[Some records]
********
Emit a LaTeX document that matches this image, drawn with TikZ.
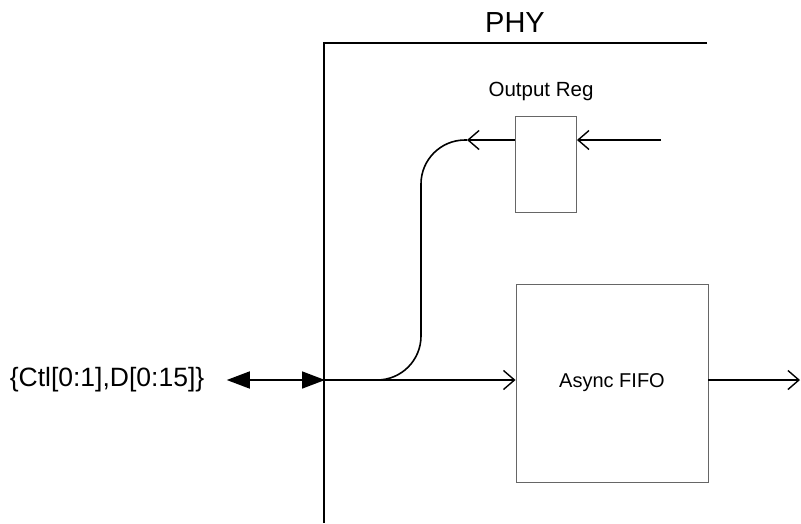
\documentclass[tikz,border=0pt]{standalone}
\usepackage{fontspec}
\setmainfont{Liberation Sans}
\usetikzlibrary{arrows.meta}

\tikzset{
  wire/.style={black, line width=1.6pt},
  barb/.style={wire, -{Straight Barb[length=11pt,width=19pt,line width=1.4pt]}},
  bidir/.style={wire, {Triangle[length=23pt,width=17pt]}-{Triangle[length=23pt,width=17pt]}},
  blk/.style={draw=black!60, line width=0.9pt, inner sep=0pt},
}

\begin{document}
\begin{tikzpicture}[x=1pt,y=-1pt]
                \useasboundingbox (0,0) rectangle (801,523);
                % PHY boundary
                \node[font=\fontsize{29}{30}\selectfont] (phy) at (515,23) {PHY};
                \draw[wire] (707,43) -- (324,43) -- (324,523);

                % Blocks
                \node[blk, minimum width=61pt, minimum height=96pt] (oreg) at (546,164) {};
                \node[font=\fontsize{20.5}{22}\selectfont] (oreglbl) at (541,91) {Output Reg};
                \node[blk, minimum width=192pt, minimum height=198pt,
                      font=\fontsize{20}{22}\selectfont] (fifo) at (612,383) {Async FIFO};

                % Wire end points
                \coordinate (pin) at (325,380);
                \coordinate (in) at (661,140);
                \coordinate (bend) at (467,140);
                \coordinate (out) at (800,380);

                % External bus
                \node[font=\fontsize{26.5}{28}\selectfont] (sig) at (107,380) {\{Ctl[0:1],D[0:15]\}};
                \draw[bidir] ([xshift=19pt]sig.east) -- (pin);

                % Data paths
                \draw[barb] (pin) -- (pin -| fifo.west);
                \draw[barb] (fifo.east |- out) -- (out);
                \draw[barb] (in) -- (in -| oreg.east);
                \draw[barb] (oreg.west |- bend) -- (bend);
                \draw[wire, rounded corners=44pt] (bend) -| (421,380) -- (pin);
            \end{tikzpicture}
\end{document}
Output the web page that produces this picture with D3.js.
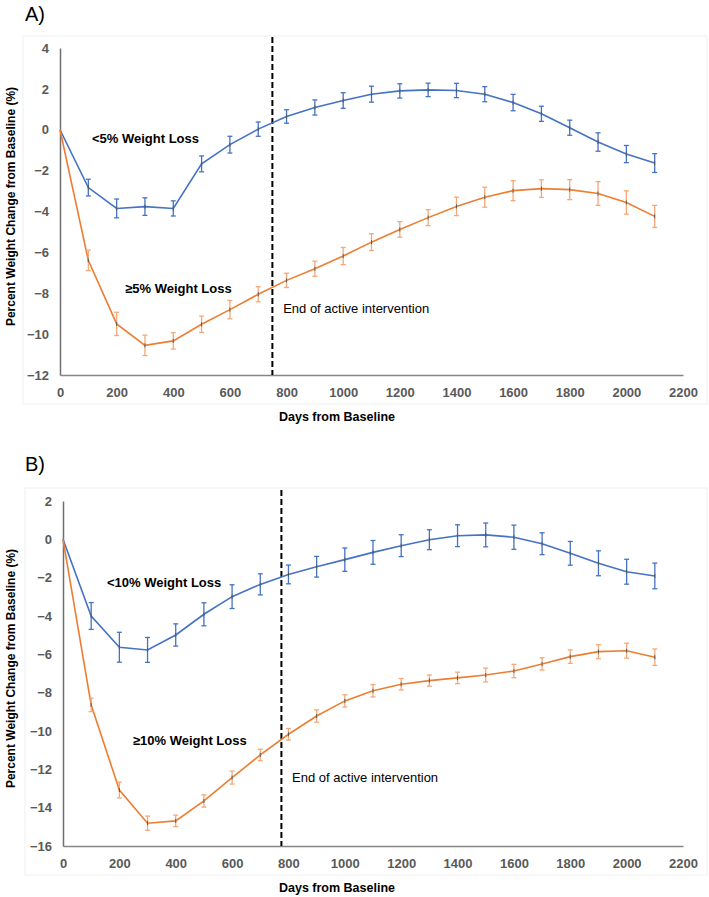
********
SET EXERCISE => The lines from the start of the data through the line that contains "(324,43) -- (324,523);" are to be returned exactly, please, with both ends included and every picture left out.

SOLUTION FOR THIS TASK =>
Emit a LaTeX document that matches this image, drawn with TikZ.
\documentclass[tikz,border=0pt]{standalone}
\usepackage{fontspec}
\setmainfont{Liberation Sans}
\usetikzlibrary{arrows.meta}

\tikzset{
  wire/.style={black, line width=1.6pt},
  barb/.style={wire, -{Straight Barb[length=11pt,width=19pt,line width=1.4pt]}},
  bidir/.style={wire, {Triangle[length=23pt,width=17pt]}-{Triangle[length=23pt,width=17pt]}},
  blk/.style={draw=black!60, line width=0.9pt, inner sep=0pt},
}

\begin{document}
\begin{tikzpicture}[x=1pt,y=-1pt]
                \useasboundingbox (0,0) rectangle (801,523);
                % PHY boundary
                \node[font=\fontsize{29}{30}\selectfont] (phy) at (515,23) {PHY};
                \draw[wire] (707,43) -- (324,43) -- (324,523);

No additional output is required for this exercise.